Synthetic vs Application vs. Trace-based
Performance has a profound impact on purchasing decisions, whether you're buying a new car, a vacuum, or a CPU. That's precisely the reason so much effort goes into picking the benchmarks that best represent real-world use.
Testing SSDs is no different. Just as we see in the processor and graphics markets, SSD #1 might SSD #2 in one benchmark, and then fall behind SSD #2 in a second metric. The secret is in the tests themselves. But whereas it's easy to reflect the performance of other PC-oriented components using a wide swath of real-world applications that truly tax the hardware, it's much more difficult to reflect SSD performance in the same way.
|Example||Iometer||BAPCo SYSmark||Intel IPEAK|
|I/O Settings||Set By User||No Controls||Created By User|
|Performance Evaluation||Specific Scenario||Specific Workload||Long-Term|
Benchmarks ultimately fall into three groups: synthetic, application-based, and trace-based. But everyone at the conference seemed to have a different take on which tests are best. Some vendors, such as Micron and HP, prefer synthetic benchmarks. Others, like Virident Systems, advocate application-level testing. Meanwhile, Intel maintains that a trace-based benchmark created using software like IPEAK is the best measure of storage performance.
Asked about the right way to test SSDs, there is no easy answer. Each metric has unique strengths. For consumers, however, we have to say that trace-based benchmarking is most representative, so long as the trace properly mirrors what the consumer is doing on his or her machine as well. Why is this?
Well, synthetic benchmarks test one specific scenario. For example, running Iometer requires defined settings for queue depth, transfer sizes, and seek distance. But how often is your workload exactly 80% 4 KB random reads and 20% 4 KB random writes at queue depth of four? Even if you change those values, it can be difficult to see how they relate to the real-world when you're trying to isolate one specific performance attribute. This does work well for gauging the behaviour of many enterprise applications, where a server might host a single piece of software accessing data in a consistent way.
Application benchmarks are a little different. There, you're measuring the performance of a specific application (or a set of applications), but without regard to queue depth, transfer sizes, or seek distance. Some tests, such as SYSmark, spit out a relative score based on an arbitrary unit of measure. Other application-based metrics are incredibly useful because they measure performance in a more tangible way. For example, the MySQL TPCC benchmark provides scores in transactions per second. That's an intuitive measurement for an IT manager tasked with increasing the number of queries a server can handle. Unfortunately, in many cases, application-based benchmarks are either ambiguous or limited to a specific scenario.

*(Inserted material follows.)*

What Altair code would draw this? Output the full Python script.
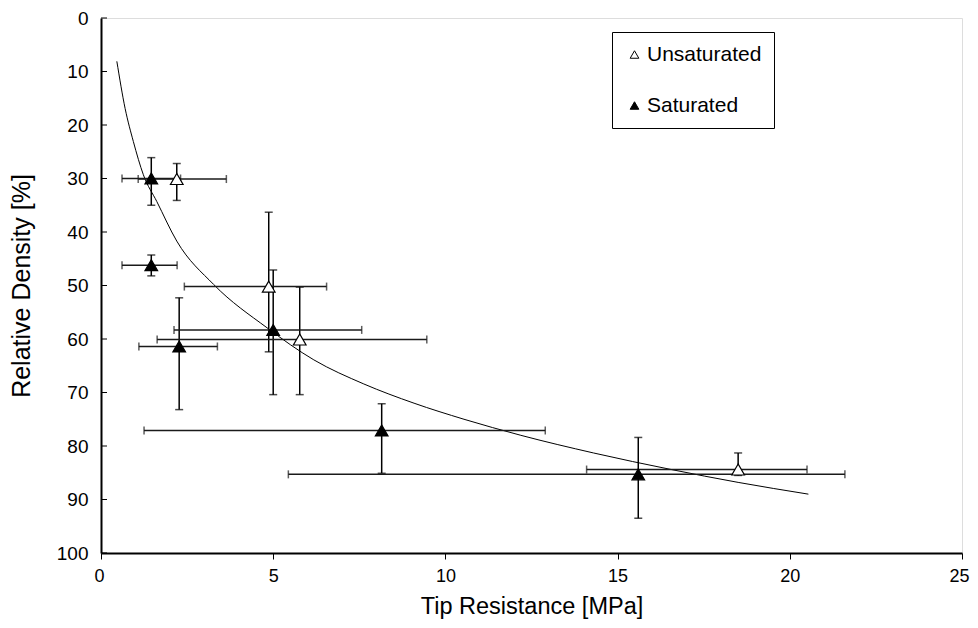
import altair as alt
import pandas as pd

# ---- data ----
unsat_x = [2.2, 4.87, 5.77, 18.5]
unsat_y = [30.1, 50.2, 60.1, 84.4]
unsat_xlo = [1.08, 2.42, 1.63, 14.1]
unsat_xhi = [3.64, 6.55, 9.46, 20.5]
unsat_ylo = [27.2, 36.3, 50.3, 81.3]
unsat_yhi = [34.1, 62.4, 70.4, 85.5]

sat_x = [1.46, 1.46, 2.27, 5.0, 8.15, 15.6]
sat_y = [30.0, 46.2, 61.4, 58.3, 77.1, 85.3]
sat_xlo = [0.61, 0.61, 1.1, 2.12, 1.25, 5.44]
sat_xhi = [2.31, 2.21, 3.38, 7.57, 12.9, 21.6]
sat_ylo = [26.1, 44.3, 52.3, 47.1, 72.1, 78.4]
sat_yhi = [35.0, 48.2, 73.2, 70.4, 85.1, 93.5]

curve_x = [0.46, 0.70, 0.94, 1.23, 1.62, 2.2, 3.27, 4.82, 6.18, 7.63, 9.09, 10.54, 12.19, 14.3, 16.56, 18.5, 20.54]
curve_y = [8.1, 16.9, 23.1, 29.3, 34.3, 41.7, 49.8, 57.9, 63.9, 68.4, 72.0, 75.0, 78.0, 81.3, 84.4, 86.8, 89.0]

x_ticks = [0, 5, 10, 15, 20, 25]
y_ticks = [0, 10, 20, 30, 40, 50, 60, 70, 80, 90, 100]
series_names = ["Unsaturated", "Saturated"]

X_TITLE = "Tip Resistance [MPa]"
Y_TITLE = "Relative Density [%]"

pts = pd.DataFrame({
    "series": ["Unsaturated"] * len(unsat_x) + ["Saturated"] * len(sat_x),
    "x": unsat_x + sat_x,
    "y": unsat_y + sat_y,
    "xlo": unsat_xlo + sat_xlo,
    "xhi": unsat_xhi + sat_xhi,
    "ylo": unsat_ylo + sat_ylo,
    "yhi": unsat_yhi + sat_yhi,
})
curve = pd.DataFrame({"x": curve_x, "y": curve_y})
yt = pd.DataFrame({"v": y_ticks})

xs = alt.Scale(domain=[0, 25], nice=False, zero=False)
ys = alt.Scale(domain=[0, 100], reverse=True, nice=False, zero=False)

FONT = "Liberation Sans, Arial, sans-serif"

x_axis = alt.Axis(
    values=x_ticks, grid=False, domainColor="black", domainWidth=2,
    tickColor="black", tickSize=6, tickWidth=1, labelFlush=True, labelFlushOffset=7,
    labelFont=FONT, labelFontSize=18, labelColor="black", labelPadding=8,
    titleFont=FONT, titleFontSize=23.5, titleFontWeight="normal",
    titleColor="black", titlePadding=9,
)
y_axis = alt.Axis(
    values=y_ticks, grid=False, domainColor="black", domainWidth=2, ticks=False,
    labelFlush=False,
    labelFont=FONT, labelFontSize=19, labelColor="black", labelPadding=13,
    titleFont=FONT, titleFontSize=25, titleFontWeight="normal",
    titleColor="black", titlePadding=22,
)

X = lambda f: alt.X(f, scale=xs, axis=x_axis, title=X_TITLE)
Y = lambda f: alt.Y(f, scale=ys, axis=y_axis, title=Y_TITLE)

ticks_in = alt.Chart(yt).mark_rule(color="black", strokeWidth=1).encode(
    y=Y("v:Q"), x=alt.value(0), x2=alt.value(6)
)

curve_layer = alt.Chart(curve).mark_line(
    color="black", strokeWidth=1, interpolate="monotone"
).encode(x=X("x:Q"), y=Y("y:Q"))

vbars = alt.Chart(pts).mark_errorbar(
    ticks=True, size=8, thickness=1.5, color="black"
).encode(x=X("x:Q"), y=Y("ylo:Q"), y2="yhi:Q")

hbars = alt.Chart(pts).mark_errorbar(
    ticks=True, size=8, thickness=1.5, color="#1a1a1a"
).encode(y=Y("y:Q"), x=X("xlo:Q"), x2="xhi:Q")

points = alt.Chart(pts).mark_point(
    shape="triangle-up", size=160, stroke="black", strokeWidth=1.2, opacity=1, filled=True
).encode(
    x=X("x:Q"), y=Y("y:Q"),
    fill=alt.Fill(
        "series:N",
        scale=alt.Scale(domain=series_names, range=["white", "black"]),
        legend=alt.Legend(
            title=None, orient="none", legendX=511, legendY=14,
            strokeColor="black", fillColor="white", padding=12,
            symbolType="triangle-up", symbolSize=75, symbolStrokeColor="black",
            symbolStrokeWidth=1, labelFont=FONT, labelFontSize=21,
            labelColor="black", rowPadding=29, labelOffset=2, cornerRadius=0,
        ),
    ),
)

chart = alt.layer(ticks_in, curve_layer, vbars, hbars, points).properties(
    width=861, height=535,
    autosize=alt.AutoSizeParams(type="none"),
    padding={"left": 93, "top": 10, "right": 8, "bottom": 67},
).configure_view(stroke="black", strokeWidth=1).configure(background="white")

chart.save("out.html", embed_options={"renderer": "svg", "actions": False})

Trace-based benchmarks are a mix of the two aforementioned approaches, measuring performance as the drive is actually used. This involves recording the I/O commands at the operating system level and playing them back. The result is a benchmark where queue depth, transfer size, and seek distance change over time. That's a great way to shed some light on a more long-term view of performance, which is why we based our Storage Bench v1.0 on a trace.
The complication is that no two users' workloads are the same. So, a trace is most valuable to the folks who run similar applications.
However, traces still offer an intuitive way to express the overall performance difference between two storage solutions. Synthetic benchmarks are usually dialled up to unrealistic settings, demonstrating the most fringe differences between two drives as a means to draw some sort of conclusion at the end of the story. An application-based benchmark might do a better job of illustrating real-world differences, but then only in a specific piece of software. Using traces, it's possible to see how responsive one drive is versus another.